The US capital offers many cultural and entertainment choices but here are two intriguing downtown museums on very different but equally intriguing topics that are well worth a visit.
Now celebrating its 20th anniversary, Newseum in downtown Washington DC can proudly boast it is one-of-a-kind, focusing on the vital role played by media in world affairs. Such is the breadth of its exhibits, it is best to allow three-hours to leisurely see all the exhibits.
Here are a few highlights:
‘Inside Today’s FBI,’ which explores how that organization fights crime in an age of global terrorism and cybercrime, with news stories, headlines and dozens of artifacts including an in-depth analysis on the search for the Boston marathon bombers and the role media played in the hunt.
The ‘9/11 Gallery’ is a vivid exploration of the terrorist attacks of Sept. 11, 2001 when planes crashed into the Twin Towers. It includes dramatic first-person accounts from journalists who covered the story.
‘1967: Civil Rights at 50’ tells the dramatic story of the growing militancy of the struggle for racial justice in 1967, using powerful photos and images from newspapers and magazines. Civil rights leader Martin Luther King Jr., former boxing champion Muhammad Ali and Black Power activists, Stokely Carmichael and H. Rap Brown, are among well-known figures featured in the displays.
For photography lovers, there’s also a special exhibit honoring the 40-year career of photojournalist, Ted Polumbaum, whose captivating images ranged from the 1965 rematch between world champion heavyweight boxers Muhammad Ali and Sonny Liston to anti-Vietnam War protests. The photographs in this online exhibit examine three specific areas: the early political career of Senator Edward Kennedy from 1958 to 1969; the events of Freedom Summer in 1964; and Polumbaum’s coverage of historic moments and extraordinary people.
For film-lovers, the Newseum also hosts videos illustrating key issues that confront journalists. ‘I-Witness: A 4-D Time Travel Adventure’ depicts some of the most dramatic events in journalism history, with 3-D film and fourth-dimension special effects taking visitors on a trip through time. Others are entitled ‘Press Box: The History of Sports Reporting;’ ‘A Glimpse of Life: The Pulitzer Photographs’ and ‘Running Toward Danger.’
For something equally fascinating but completely different – and, conveniently, within walking distance of the Newseum is the International Spy Museum.
It is the only public museum in the US solely dedicated to espionage and houses the largest collection of international artifacts on the subject ever placed on public display.
For a fun exercise, guests immediately proceed to what is termed the ‘Briefing Film’ where they choose a cover identity from a list, then memorize the attached biographical details. Later, they’re tested on what they remember about their covers, knowing that missing a detail in real life could mean imprisonment, or worse, execution.
With more than 200 spy gadgets, weapons, bugs, cameras, vehicles, and technologies, the museum grants diverse entertaining and informative insights into the world of spycraft. Guests can also test their skills of observation, analysis, surveillance and disguise at various challenging interactive stations.

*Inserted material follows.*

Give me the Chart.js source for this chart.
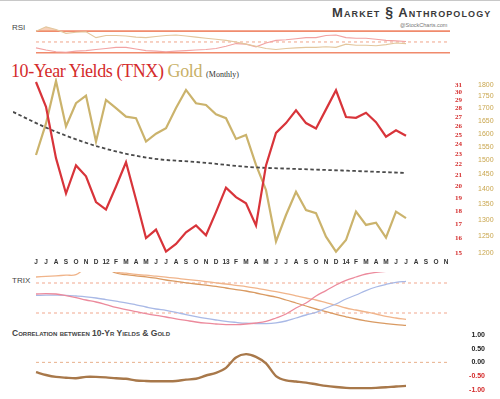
<!DOCTYPE html>
<html>
<head>
<meta charset="utf-8">
<script src="https://cdn.jsdelivr.net/npm/chart.js@4"></script>
<style>
body { margin:0; background:#fff; width:500px; height:399px; overflow:hidden; position:relative; font-family:'Liberation Sans', Arial, sans-serif; }
canvas { position:absolute; left:0; }
.lbl { position:absolute; white-space:nowrap; }
</style>
</head>
<body>
<div style="position:absolute;left:0;top:0;width:500px;height:1px;background:#c8c8c8"></div>
<div class="lbl" style="left:332px;top:4px;font:bold 13px 'Liberation Sans';font-variant:small-caps;color:#3a3a3a;letter-spacing:1.1px">Market <span style="font-size:14px">§</span> Anthropology</div>
<div class="lbl" style="left:400px;top:22px;font:5.5px 'Liberation Sans';color:#777">@StockCharts.com</div>
<div class="lbl" style="left:12px;top:23px;font:8px 'Liberation Sans';color:#444">RSI</div>
<div class="lbl" style="left:11px;top:61px;font:18px 'Liberation Serif';color:#d42b2b;letter-spacing:-0.4px">10-Year Yields (TNX) <span style="color:#c8b066">Gold</span> <span style="font-size:8px;color:#333;letter-spacing:0">(Monthly)</span></div>
<div class="lbl" style="left:12px;top:276px;font:8px 'Liberation Sans';color:#444">TRIX</div>
<div class="lbl" style="left:12px;top:328px;font:bold 8.5px 'Liberation Sans';font-variant:small-caps;color:#444">Correlation between 10-Yr Yields &amp; Gold</div>

<canvas id="rsi" width="500" height="42" style="top:18px"></canvas>
<canvas id="main" width="500" height="210" style="top:60px"></canvas>
<canvas id="trix" width="500" height="66" style="top:266px"></canvas>
<canvas id="corr" width="500" height="71" style="top:328px"></canvas>

<script>
// Jun 2011 .. Nov 2014
const monthLabels = ['J','J','A','S','O','N','D','12','F','M','A','M','J','J','A','S','O','N','D','13','F','M','A','M','J','J','A','S','O','N','D','14','F','M','A','M','J','J','A','S','O','N'];

const tnx = [31.4, 28.2, 22.6, 19.4, 21.9, 20.9, 18.7, 18.1, 20.0, 22.2, 18.9, 16.0, 16.6, 15.1, 15.6, 16.4, 16.9, 16.2, 17.9, 19.9,
  19.1, 18.6, 16.9, 21.9, 25.2, 26.3, 27.8, 26.3, 25.7, 27.9, 30.3, 27.0, 26.9, 27.5, 26.4, 24.8, 25.5, 24.9];
const gold = [1520, 1640, 1817, 1628, 1722, 1754, 1570, 1736, 1702, 1667, 1661, 1570, 1600, 1621, 1702, 1778, 1722, 1715, 1677, 1661,
  1580, 1595, 1484, 1397, 1234, 1315, 1391, 1331, 1321, 1248, 1204, 1238, 1326, 1284, 1291, 1245, 1326, 1305];

// dashed trend curve (month index, TNX units)
const trendX = [-2.3, 1.4, 6.4, 11.4, 16.4, 21.4, 26.4, 31.4, 37];
const trendY = [27.6, 25.6, 23.7, 22.6, 22.2, 21.75, 21.56, 21.4, 21.2];

const tnxTicks = [15,16,17,18,19,20,21,22,23,24,25,26,27,28,29,30,31];
const goldTicks = [1200,1250,1300,1350,1400,1450,1500,1550,1600,1650,1700,1750,1800];

const rsiGold = [70, 78, 73, 66, 68, 69, 58, 62, 62, 61, 59, 58, 60, 62, 63, 61, 59, 57, 55, 53,
  50, 46, 42, 38, 36, 38, 39, 40, 40, 41, 40, 46, 44, 44, 43, 45, 48, 47];
const rsiTnx = [39, 35, 32, 31, 33, 34, 36, 38, 40, 40, 37, 34, 33, 32, 33, 34, 35, 36, 38, 42,
  47, 46, 41, 48, 53, 54, 56, 58, 58, 62, 63, 58, 57, 57, 55, 53, 52, 51];
const rsiLevels = [70, 30];
const rsiMid = 50;

const trixTnx = [0.2, 0.22, 0.2, 0.12, 0.02, -0.1, -0.2, -0.33, -0.47, -0.58, -0.68, -0.78, -0.87, -0.95, -1.04, -1.12, -1.2, -1.26, -1.3, -1.33,
  -1.33, -1.3, -1.25, -1.17, -1.0, -0.8, -0.5, -0.25, 0.1, 0.37, 0.65, 0.88, 1.05, 1.2, 1.28, 1.33, 1.36, 1.38];
const trixTnxSignal = [0.13, 0.14, 0.14, 0.13, 0.1, 0.06, 0.0, -0.08, -0.16, -0.24, -0.34, -0.45, -0.55, -0.62, -0.72, -0.83, -0.93, -1.02, -1.1, -1.17,
  -1.22, -1.26, -1.28, -1.28, -1.24, -1.15, -1.0, -0.85, -0.72, -0.5, -0.3, -0.05, 0.15, 0.37, 0.55, 0.68, 0.78, 0.83];
const trixGold = [1.05, 1.08, 1.11, 1.14, 1.17, 1.5, 1.6, 1.5, 1.3, 1.24, 1.18, 1.14, 1.09, 1.04, 0.99, 0.93, 0.88, 0.82, 0.76, 0.7,
  0.63, 0.57, 0.49, 0.41, 0.32, 0.22, 0.11, 0.0, -0.1, -0.23, -0.36, -0.5, -0.6, -0.7, -0.8, -0.92, -1.0, -1.07];
const trixGoldSignal = [null, null, null, null, null, null, null, 1.5, 1.25, 1.17, 1.11, 1.06, 0.99, 0.9, 0.83, 0.76, 0.7, 0.64, 0.58, 0.5,
  0.42, 0.35, 0.25, 0.14, 0.04, -0.1, -0.25, -0.4, -0.55, -0.68, -0.82, -0.94, -1.05, -1.14, -1.22, -1.28, -1.33, -1.37];
const trixLevels = [0.75, -0.75];

const corr = [-0.36, -0.46, -0.53, -0.56, -0.58, -0.53, -0.53, -0.55, -0.58, -0.6, -0.66, -0.68, -0.69, -0.69, -0.68, -0.63, -0.6, -0.48, -0.38, -0.2,
  0.18, 0.3, 0.2, -0.04, -0.5, -0.66, -0.7, -0.74, -0.8, -0.86, -0.9, -0.93, -0.94, -0.94, -0.93, -0.91, -0.88, -0.86];
const corrTicks = [-1, -0.5, 0, 0.5, 1];

const X_MIN = -2.3, X_MAX = 41.4, REF_END = 41.4;
const RED = '#d42b2b';

function xy(arr) { return arr.map((v, i) => ({ x: i, y: v })); }
function level(v) { return [{ x: 0, y: v }, { x: REF_END, y: v }]; }

const hiddenX = { type: 'linear', min: X_MIN, max: X_MAX, display: false };
const base = {
  responsive: false,
  animation: false,
  plugins: { legend: { display: false }, tooltip: { enabled: false } },
  elements: { point: { radius: 0 }, line: { tension: 0 } }
};

// RSI panel
new Chart(document.getElementById('rsi'), {
  type: 'line',
  data: { datasets: [
    { data: xy(rsiGold), borderColor: '#e3c79e', borderWidth: 1.1,
      fill: { target: { value: 70 }, above: 'rgba(240,170,125,0.55)', below: 'rgba(0,0,0,0)' } },
    { data: xy(rsiTnx), borderColor: '#f2a3a3', borderWidth: 1.1 },
    ...rsiLevels.map(v => ({ data: level(v), borderColor: '#f08a6c', borderWidth: 1.6 })),
    { data: level(rsiMid), borderColor: '#f0a58a', borderWidth: 1, borderDash: [3, 3] }
  ] },
  options: { ...base,
    layout: { padding: { left: 13, right: 50, top: 4, bottom: 4 } },
    scales: { x: hiddenX, y: { min: 24, max: 87, display: false } } }
});

// main chart
new Chart(document.getElementById('main'), {
  type: 'line',
  data: { datasets: [
    { data: xy(tnx), yAxisID: 'yT', borderColor: '#d8343a', borderWidth: 2.2 },
    { data: trendX.map((x, i) => ({ x, y: trendY[i] })), yAxisID: 'yT', borderColor: '#4a4a4a', borderWidth: 1.8,
      borderDash: [3.5, 2.5], cubicInterpolationMode: 'monotone' },
    { data: xy(gold), yAxisID: 'yG', borderColor: '#cbb36c', borderWidth: 2.2 }
  ] },
  options: { ...base,
    layout: { padding: { left: 13, right: 0, top: 18, bottom: 0 } },
    scales: {
      x: { type: 'linear', min: X_MIN, max: X_MAX,
        afterBuildTicks: s => { s.ticks = monthLabels.map((_, i) => ({ value: i })); },
        afterFit: s => { s.height = 14; },
        grid: { display: false, drawTicks: false }, border: { display: false },
        ticks: { autoSkip: false, maxRotation: 0, padding: 2, color: '#333',
          font: { size: 6.5, weight: 'bold', family: 'Liberation Sans' },
          callback: v => monthLabels[v] } },
      yT: { type: 'logarithmic', position: 'right', weight: 0, min: 14.81, max: 31.95,
        afterBuildTicks: s => { s.ticks = tnxTicks.map(v => ({ value: v })); },
        afterFit: s => { s.width = 22; },
        grid: { display: false, drawTicks: false }, border: { display: false },
        ticks: { autoSkip: false, padding: 5, color: RED,
          font: { size: 7, weight: 'bold', family: 'Liberation Serif' }, callback: v => String(v) } },
      yG: { type: 'logarithmic', position: 'right', weight: 1, min: 1191.3, max: 1830,
        afterBuildTicks: s => { s.ticks = goldTicks.map(v => ({ value: v })); },
        afterFit: s => { s.width = 28; },
        grid: { display: false, drawTicks: false }, border: { display: false },
        ticks: { autoSkip: false, padding: 6, color: '#c9a64e',
          font: { size: 7, family: 'Liberation Sans' }, callback: v => String(v) } }
    } }
});

// TRIX panel
new Chart(document.getElementById('trix'), {
  type: 'line',
  data: { datasets: [
    { data: xy(trixTnx), borderColor: '#ec8a9c', borderWidth: 1.3, tension: 0.4 },
    { data: xy(trixTnxSignal), borderColor: '#a9b9e6', borderWidth: 1.3, tension: 0.4 },
    { data: xy(trixGold), borderColor: '#f0b48a', borderWidth: 1.3, tension: 0.4 },
    { data: xy(trixGoldSignal), borderColor: '#d99a62', borderWidth: 1.3, tension: 0.4 },
    ...trixLevels.map(v => ({ data: level(v), borderColor: '#f2a78e', borderWidth: 1, borderDash: [3, 3] }))
  ] },
  options: { ...base,
    layout: { padding: { left: 13, right: 50, top: 6, bottom: 4 } },
    scales: { x: hiddenX, y: { min: -1.5, max: 1.3, display: false } } }
});

// correlation panel
new Chart(document.getElementById('corr'), {
  type: 'line',
  data: { datasets: [
    { data: xy(corr), borderColor: '#a8784a', borderWidth: 2.4, tension: 0.3 },
    { data: level(0), borderColor: '#e8b08a', borderWidth: 1, borderDash: [3, 3] }
  ] },
  options: { ...base,
    layout: { padding: { left: 13, right: 15, top: 4, bottom: 6.5 } },
    scales: {
      x: hiddenX,
      y: { position: 'right', min: -1.1, max: 1.1,
        afterBuildTicks: s => { s.ticks = corrTicks.map(v => ({ value: v })); },
        afterFit: s => { s.width = 35; },
        grid: { display: false, drawTicks: false }, border: { display: false },
        ticks: { autoSkip: false, crossAlign: 'far', padding: 0,
          color: c => c.tick.value < 0 ? RED : '#222',
          font: { size: 7, weight: 'bold', family: 'Liberation Sans' },
          callback: v => v.toFixed(2) } }
    } }
});
</script>
</body>
</html>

Another aspect of the museum is its comprehensive illustrated history of spying, with background stories, including interviews, about famous operatives and some double-agents. They range from Moses to Harriet Tubman, Elizabeth I to George Washington, Cardinal Richelieu to Joseph Stalin; all of whom relied on intelligence to become powerful leaders. There is also a special section on secret codes, who made them and who broke them and tests to measure code-breaking skills.
A popular exhibit tells the story of one of the most famous fictitious spies – James Bond, otherwise known as Agent 007. The museum partnered with EON Productions, the Bond producers, to showcase over 100 artifacts from the films, from airships and underground lairs to nuclear weapons and hungry sharks. The exhibit explores how the movie plots have changed to reflect their times and how James Bond has influenced the public’s perception of real espionage. Historical artifacts and documents, as well as classic film and audio clips profiling Bond and his enemies, complement the movie props.